Single by Raye featuring Amma and Absolutely

from the album This Music May Contain Hope
- B-side: "Joy" (instrumental)
- Released: 7 September 2026
- Length: 4:23
- Label: Human Re Sources
- Songwriters: Rachel Keen; Abby-Lynn Keen; Lauren Keen; Tom Richards; Mike Sabath;
- Producers: Raye; Richards; Sabath;

Raye singles chronology
| "Click Clack Symphony" (2026) | "Joy" (2026) |  |

Music video
- "Joy" on YouTube

= Joy (Raye song) =

"Joy" (Note: Stylised as "Joy." (with a full stop).) is a song by British singer-songwriter Raye featuring her sisters Amma and Absolutely.
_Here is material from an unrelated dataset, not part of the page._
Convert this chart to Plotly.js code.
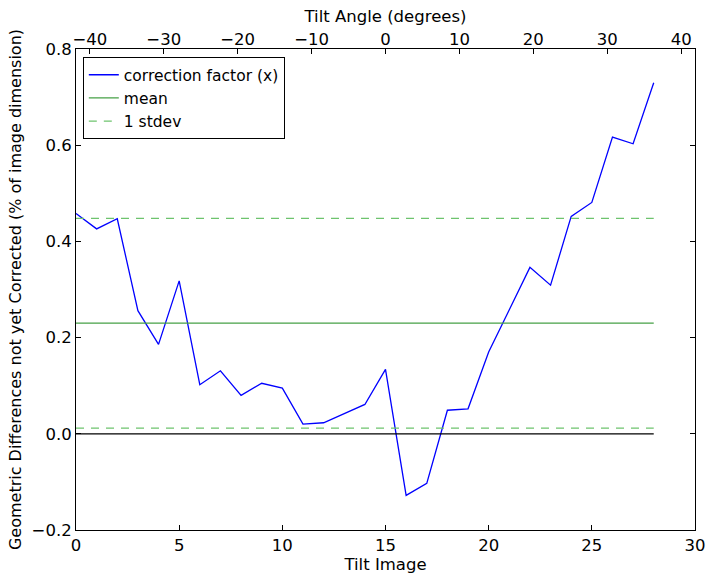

The song was released as a single through Human Re Sources on 7 September 2026 as the fourth single from her second studio album, This Music May Contain Hope (2026). Its accompanying music video was released simultaneously with the song.

== Music video ==
The video, which features Raye and her sisters, follows the trio through London in the “Joymobile”, surprising people with sunflowers and capturing their reactions.

== Live performances ==
The song was performed alongside "Click Clack Symphony" on The Late Show with Stephen Colbert.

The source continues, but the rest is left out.